In fact, until 1710, that is before the civil Russian alphabet was introduced due to the reform of Peter I, the original Ukrainian alphabet had had another letter form, which was more sophisticated and expressive. The civil Russian alphabet, which we use up to now, was created on the basis of the Dutch antiqua and is a kind of simplified hybrid of Latin and Cyrillic alphabets.
Vasyl Chebanyk, a well-known Ukrainian calligrapher and book graphic artist, has set himself the goal of returning the letter form of the real pre-Peter Cyrillic alphabet, having found the Ukrainian alphabet in the archives, and created the modern Ruthenia font on its basis.
It includes the sophistication of the Ukrainian Baroque, the tunefulness of the language, the wide stretches of steppes and fields, the richness of nature, and the phonetic and lexical diversity of the Ukrainian language. Letters of this font are characterized by reasonableness, logic, integrity, easy implementation, and thoroughness. At the same time, Ruthenia is not a complete stylization, as this font is real, and it doesn’t play with you, because the dynamics are generated by the need of culture, and the hand of a contemporary artist is visible in movement, lettering and flourish. That’s how the past meets the present.

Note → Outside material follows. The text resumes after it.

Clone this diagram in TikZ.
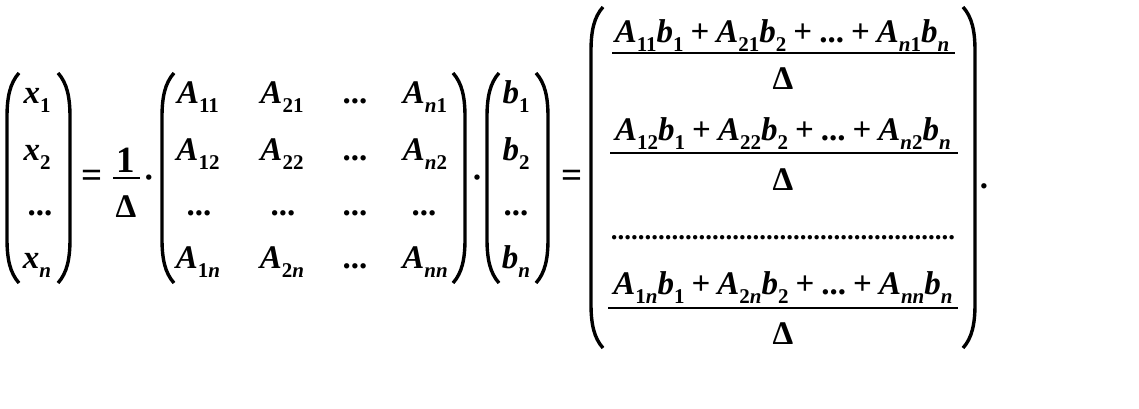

Although the alphabet is recreated graphically, its full reappearance in the public space is still to be seen: with signs, documents, and official names. Regardless of the legislative will, the artistic interpretation of the alphabet is happening here and now, confirming the idea of artists’ sensitivity to symbolic processes. Therefore, being inspired by Ruthenia, 33 artists illustrated each particular letter, interpreting it. These interpretations go just beyond the art of typography and show a whole cultural layer in conjunction with the illustration: how it has long been in Ukrainian art. Let’s recall decorative initial letters, the capital letters used in manuscripts, which sometimes had a complex graphic element, or the compositions of the sheets of Ukrainian Alphabet by Heorhiy Narbut.
At this exhibition, letters both come to life thanks to the mastery of Vasyl Chebanyk and are combined with the images of artists in short animated videos. Awareness of this brings us back to the rational rethinking of the use of Ruthenia, as well as the reviving of the use of this font as a completely logical return to our own identity.